### [Given task]
The listing below is to be output in its exact form.
>>>
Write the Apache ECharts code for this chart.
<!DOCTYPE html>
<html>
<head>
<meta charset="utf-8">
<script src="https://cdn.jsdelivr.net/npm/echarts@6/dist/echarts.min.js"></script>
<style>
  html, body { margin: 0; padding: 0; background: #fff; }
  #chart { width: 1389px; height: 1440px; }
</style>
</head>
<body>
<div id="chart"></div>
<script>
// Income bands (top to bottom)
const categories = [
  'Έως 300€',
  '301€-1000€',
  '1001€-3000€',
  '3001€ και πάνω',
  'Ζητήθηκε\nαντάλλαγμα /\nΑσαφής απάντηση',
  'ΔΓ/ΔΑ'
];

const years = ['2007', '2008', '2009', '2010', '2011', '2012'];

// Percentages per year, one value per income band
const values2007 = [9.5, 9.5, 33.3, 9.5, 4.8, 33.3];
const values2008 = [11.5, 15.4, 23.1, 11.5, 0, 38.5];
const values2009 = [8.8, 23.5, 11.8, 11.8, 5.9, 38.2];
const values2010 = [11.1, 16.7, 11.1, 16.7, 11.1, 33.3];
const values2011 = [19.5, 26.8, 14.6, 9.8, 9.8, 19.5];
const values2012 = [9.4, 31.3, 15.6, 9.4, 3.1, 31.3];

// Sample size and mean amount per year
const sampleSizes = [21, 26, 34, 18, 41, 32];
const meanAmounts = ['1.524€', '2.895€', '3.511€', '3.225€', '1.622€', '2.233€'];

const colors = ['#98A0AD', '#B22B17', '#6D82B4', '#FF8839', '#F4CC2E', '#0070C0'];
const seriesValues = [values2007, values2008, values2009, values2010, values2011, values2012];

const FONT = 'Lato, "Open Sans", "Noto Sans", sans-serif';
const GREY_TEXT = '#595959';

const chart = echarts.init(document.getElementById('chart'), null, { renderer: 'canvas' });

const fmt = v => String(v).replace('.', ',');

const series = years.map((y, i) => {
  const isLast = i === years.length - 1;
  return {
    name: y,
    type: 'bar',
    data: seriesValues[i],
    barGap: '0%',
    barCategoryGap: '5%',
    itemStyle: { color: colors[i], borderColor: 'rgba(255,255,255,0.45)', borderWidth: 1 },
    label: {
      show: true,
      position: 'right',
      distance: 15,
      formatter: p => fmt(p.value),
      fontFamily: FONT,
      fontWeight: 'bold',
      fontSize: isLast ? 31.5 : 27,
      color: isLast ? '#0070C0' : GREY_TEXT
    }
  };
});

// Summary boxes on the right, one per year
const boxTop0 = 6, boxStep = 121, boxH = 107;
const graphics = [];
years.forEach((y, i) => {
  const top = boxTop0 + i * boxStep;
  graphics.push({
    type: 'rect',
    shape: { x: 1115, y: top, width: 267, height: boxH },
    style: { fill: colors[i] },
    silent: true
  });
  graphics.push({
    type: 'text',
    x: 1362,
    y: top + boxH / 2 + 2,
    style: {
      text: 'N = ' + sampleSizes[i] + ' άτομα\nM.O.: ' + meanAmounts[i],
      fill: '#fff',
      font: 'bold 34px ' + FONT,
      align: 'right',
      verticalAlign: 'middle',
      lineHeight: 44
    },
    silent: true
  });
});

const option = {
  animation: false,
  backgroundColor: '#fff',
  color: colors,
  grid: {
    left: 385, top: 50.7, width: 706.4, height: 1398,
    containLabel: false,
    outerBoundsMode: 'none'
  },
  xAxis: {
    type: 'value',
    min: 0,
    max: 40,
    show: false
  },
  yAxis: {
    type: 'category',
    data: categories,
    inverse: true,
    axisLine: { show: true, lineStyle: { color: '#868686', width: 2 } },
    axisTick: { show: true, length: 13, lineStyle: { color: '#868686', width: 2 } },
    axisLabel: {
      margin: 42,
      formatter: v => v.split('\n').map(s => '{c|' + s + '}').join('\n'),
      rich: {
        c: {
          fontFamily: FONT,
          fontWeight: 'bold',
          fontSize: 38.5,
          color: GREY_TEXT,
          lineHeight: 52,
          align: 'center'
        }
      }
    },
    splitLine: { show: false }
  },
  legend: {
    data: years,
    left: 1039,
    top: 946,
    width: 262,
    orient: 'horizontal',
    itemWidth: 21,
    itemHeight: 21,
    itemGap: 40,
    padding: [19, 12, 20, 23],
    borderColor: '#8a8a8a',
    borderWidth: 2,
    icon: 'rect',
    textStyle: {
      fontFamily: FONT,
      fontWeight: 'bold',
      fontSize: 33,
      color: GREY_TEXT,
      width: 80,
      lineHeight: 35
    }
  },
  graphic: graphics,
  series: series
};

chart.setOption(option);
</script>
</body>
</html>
<<<
### [Correct response]
Write the Apache ECharts code for this chart.
<!DOCTYPE html>
<html>
<head>
<meta charset="utf-8">
<script src="https://cdn.jsdelivr.net/npm/echarts@6/dist/echarts.min.js"></script>
<style>
  html, body { margin: 0; padding: 0; background: #fff; }
  #chart { width: 1389px; height: 1440px; }
</style>
</head>
<body>
<div id="chart"></div>
<script>
// Income bands (top to bottom)
const categories = [
  'Έως 300€',
  '301€-1000€',
  '1001€-3000€',
  '3001€ και πάνω',
  'Ζητήθηκε\nαντάλλαγμα /\nΑσαφής απάντηση',
  'ΔΓ/ΔΑ'
];

const years = ['2007', '2008', '2009', '2010', '2011', '2012'];

// Percentages per year, one value per income band
const values2007 = [9.5, 9.5, 33.3, 9.5, 4.8, 33.3];
const values2008 = [11.5, 15.4, 23.1, 11.5, 0, 38.5];
const values2009 = [8.8, 23.5, 11.8, 11.8, 5.9, 38.2];
const values2010 = [11.1, 16.7, 11.1, 16.7, 11.1, 33.3];
const values2011 = [19.5, 26.8, 14.6, 9.8, 9.8, 19.5];
const values2012 = [9.4, 31.3, 15.6, 9.4, 3.1, 31.3];

// Sample size and mean amount per year
const sampleSizes = [21, 26, 34, 18, 41, 32];
const meanAmounts = ['1.524€', '2.895€', '3.511€', '3.225€', '1.622€', '2.233€'];

const colors = ['#98A0AD', '#B22B17', '#6D82B4', '#FF8839', '#F4CC2E', '#0070C0'];
const seriesValues = [values2007, values2008, values2009, values2010, values2011, values2012];

const FONT = 'Lato, "Open Sans", "Noto Sans", sans-serif';
const GREY_TEXT = '#595959';

const chart = echarts.init(document.getElementById('chart'), null, { renderer: 'canvas' });

const fmt = v => String(v).replace('.', ',');

const series = years.map((y, i) => {
  const isLast = i === years.length - 1;
  return {
    name: y,
    type: 'bar',
    data: seriesValues[i],
    barGap: '0%',
    barCategoryGap: '5%',
    itemStyle: { color: colors[i], borderColor: 'rgba(255,255,255,0.45)', borderWidth: 1 },
    label: {
      show: true,
      position: 'right',
      distance: 15,
      formatter: p => fmt(p.value),
      fontFamily: FONT,
      fontWeight: 'bold',
      fontSize: isLast ? 31.5 : 27,
      color: isLast ? '#0070C0' : GREY_TEXT
    }
  };
});

// Summary boxes on the right, one per year
const boxTop0 = 6, boxStep = 121, boxH = 107;
const graphics = [];
years.forEach((y, i) => {
  const top = boxTop0 + i * boxStep;
  graphics.push({
    type: 'rect',
    shape: { x: 1115, y: top, width: 267, height: boxH },
    style: { fill: colors[i] },
    silent: true
  });
  graphics.push({
    type: 'text',
    x: 1362,
    y: top + boxH / 2 + 2,
    style: {
      text: 'N = ' + sampleSizes[i] + ' άτομα\nM.O.: ' + meanAmounts[i],
      fill: '#fff',
      font: 'bold 34px ' + FONT,
      align: 'right',
      verticalAlign: 'middle',
      lineHeight: 44
    },
    silent: true
  });
});

const option = {
  animation: false,
  backgroundColor: '#fff',
  color: colors,
  grid: {
    left: 385, top: 50.7, width: 706.4, height: 1398,
    containLabel: false,
    outerBoundsMode: 'none'
  },
  xAxis: {
    type: 'value',
    min: 0,
    max: 40,
    show: false
  },
  yAxis: {
    type: 'category',
    data: categories,
    inverse: true,
    axisLine: { show: true, lineStyle: { color: '#868686', width: 2 } },
    axisTick: { show: true, length: 13, lineStyle: { color: '#868686', width: 2 } },
    axisLabel: {
      margin: 42,
      formatter: v => v.split('\n').map(s => '{c|' + s + '}').join('\n'),
      rich: {
        c: {
          fontFamily: FONT,
          fontWeight: 'bold',
          fontSize: 38.5,
          color: GREY_TEXT,
          lineHeight: 52,
          align: 'center'
        }
      }
    },
    splitLine: { show: false }
  },
  legend: {
    data: years,
    left: 1039,
    top: 946,
    width: 262,
    orient: 'horizontal',
    itemWidth: 21,
    itemHeight: 21,
    itemGap: 40,
    padding: [19, 12, 20, 23],
    borderColor: '#8a8a8a',
    borderWidth: 2,
    icon: 'rect',
    textStyle: {
      fontFamily: FONT,
      fontWeight: 'bold',
      fontSize: 33,
      color: GREY_TEXT,
      width: 80,
      lineHeight: 35
    }
  },
  graphic: graphics,
  series: series
};

chart.setOption(option);
</script>
</body>
</html>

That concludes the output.